TASK DESCRIPTION
Would you write out the listing verbatim and skip every picture in it?

DATA SHOWN

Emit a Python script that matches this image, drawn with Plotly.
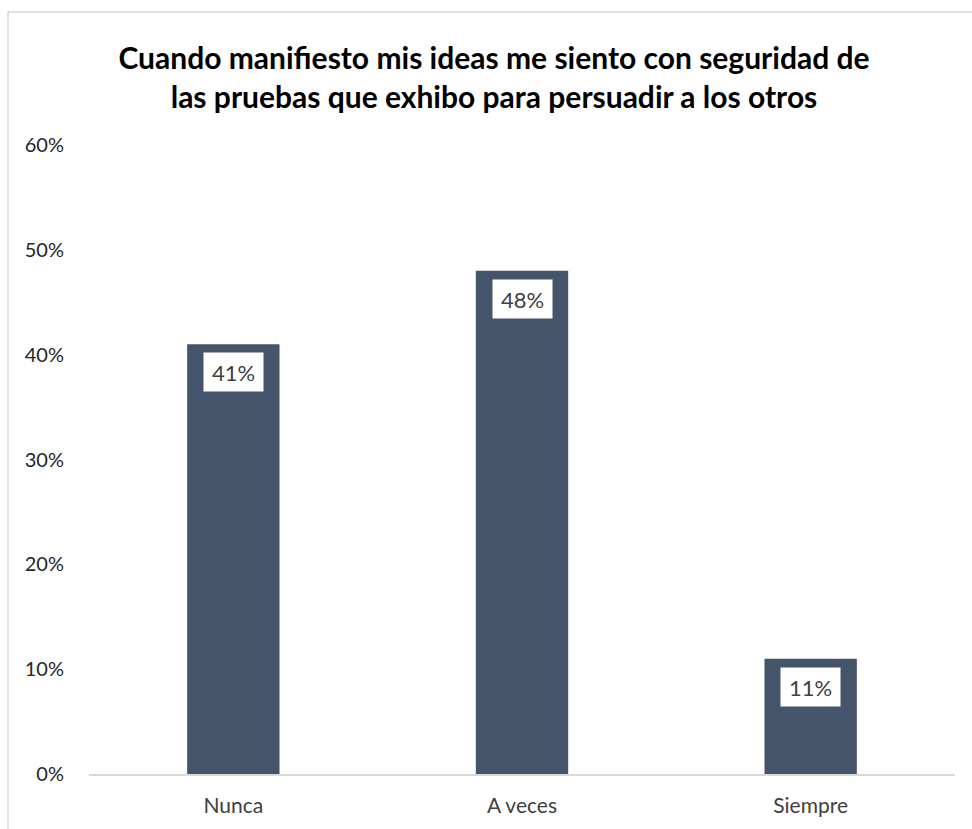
import plotly.graph_objects as go

# Survey responses
categories = ["Nunca", "A veces", "Siempre"]
values = [0.41, 0.48, 0.11]
tick_vals = [0, 0.1, 0.2, 0.3, 0.4, 0.5, 0.6]
tick_text = ["0%", "10%", "20%", "30%", "40%", "50%", "60%"]
title_lines = [
    "Cuando manifiesto mis ideas me siento con seguridad de",
    "las pruebas que exhibo para persuadir a los otros",
]

BAR_COLOR = "#44546A"
FONT = "Lato"

W, H = 972, 829
L, R, T, B = 89, 17, 145, 55

fig = go.Figure(
    go.Bar(
        x=categories,
        y=values,
        marker=dict(color=BAR_COLOR, line=dict(width=0)),
        width=0.32,
        hoverinfo="skip",
    )
)

# Value labels in white boxes just below the top of each bar
for c, v in zip(categories, values):
    fig.add_annotation(
        x=c, y=v, xref="x", yref="y",
        text=f"{round(v * 100)}%",
        showarrow=False,
        yanchor="top", yshift=-8,
        bgcolor="white",
        width=55, height=34, borderpad=2,
        font=dict(family=FONT, size=22, color="#404040"),
    )

# Chart frame (light gray border)
pw, ph = W - L - R, H - T - B
fig.add_shape(
    type="rect", xref="paper", yref="paper",
    x0=(8 - L) / pw, x1=(W + 5 - L) / pw,
    y0=-(B + 5) / ph, y1=(H - B - 12) / ph,
    line=dict(color="#D9D9D9", width=1.5),
    fillcolor="rgba(0,0,0,0)",
    layer="below",
)

fig.update_layout(
    width=W, height=H,
    margin=dict(l=L, r=R, t=T, b=B),
    paper_bgcolor="white",
    plot_bgcolor="white",
    showlegend=False,
    title=dict(
        text="<br>".join(title_lines),
        x=494 / W, xanchor="center",
        y=1 - 69 / H, yanchor="middle", yref="container",
        font=dict(family=FONT, size=30, color="black", weight="bold"),
    ),
    xaxis=dict(
        showline=True, linecolor="#D9D9D9", linewidth=1.5,
        ticks="", showgrid=False, ticklabelstandoff=12,
        tickfont=dict(family=FONT, size=21, color="#404040"),
        range=[-0.5, 2.5],
    ),
    yaxis=dict(
        range=[0, 0.6],
        tickvals=tick_vals, ticktext=tick_text,
        showgrid=False, zeroline=False, showline=False,
        ticks="", ticklabelstandoff=24,
        tickfont=dict(family=FONT, size=20, color="#262626"),
    ),
)

fig.write_html("out.html")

RESPONSE
Emit a Python script that matches this image, drawn with Plotly.
import plotly.graph_objects as go

# Survey responses
categories = ["Nunca", "A veces", "Siempre"]
values = [0.41, 0.48, 0.11]
tick_vals = [0, 0.1, 0.2, 0.3, 0.4, 0.5, 0.6]
tick_text = ["0%", "10%", "20%", "30%", "40%", "50%", "60%"]
title_lines = [
    "Cuando manifiesto mis ideas me siento con seguridad de",
    "las pruebas que exhibo para persuadir a los otros",
]

BAR_COLOR = "#44546A"
FONT = "Lato"

W, H = 972, 829
L, R, T, B = 89, 17, 145, 55

fig = go.Figure(
    go.Bar(
        x=categories,
        y=values,
        marker=dict(color=BAR_COLOR, line=dict(width=0)),
        width=0.32,
        hoverinfo="skip",
    )
)

# Value labels in white boxes just below the top of each bar
for c, v in zip(categories, values):
    fig.add_annotation(
        x=c, y=v, xref="x", yref="y",
        text=f"{round(v * 100)}%",
        showarrow=False,
        yanchor="top", yshift=-8,
        bgcolor="white",
        width=55, height=34, borderpad=2,
        font=dict(family=FONT, size=22, color="#404040"),
    )

# Chart frame (light gray border)
pw, ph = W - L - R, H - T - B
fig.add_shape(
    type="rect", xref="paper", yref="paper",
    x0=(8 - L) / pw, x1=(W + 5 - L) / pw,
    y0=-(B + 5) / ph, y1=(H - B - 12) / ph,
    line=dict(color="#D9D9D9", width=1.5),
    fillcolor="rgba(0,0,0,0)",
    layer="below",
)

fig.update_layout(
    width=W, height=H,
    margin=dict(l=L, r=R, t=T, b=B),
    paper_bgcolor="white",
    plot_bgcolor="white",
    showlegend=False,
    title=dict(
        text="<br>".join(title_lines),
        x=494 / W, xanchor="center",
        y=1 - 69 / H, yanchor="middle", yref="container",
        font=dict(family=FONT, size=30, color="black", weight="bold"),
    ),
    xaxis=dict(
        showline=True, linecolor="#D9D9D9", linewidth=1.5,
        ticks="", showgrid=False, ticklabelstandoff=12,
        tickfont=dict(family=FONT, size=21, color="#404040"),
        range=[-0.5, 2.5],
    ),
    yaxis=dict(
        range=[0, 0.6],
        tickvals=tick_vals, ticktext=tick_text,
        showgrid=False, zeroline=False, showline=False,
        ticks="", ticklabelstandoff=24,
        tickfont=dict(family=FONT, size=20, color="#262626"),
    ),
)

fig.write_html("out.html")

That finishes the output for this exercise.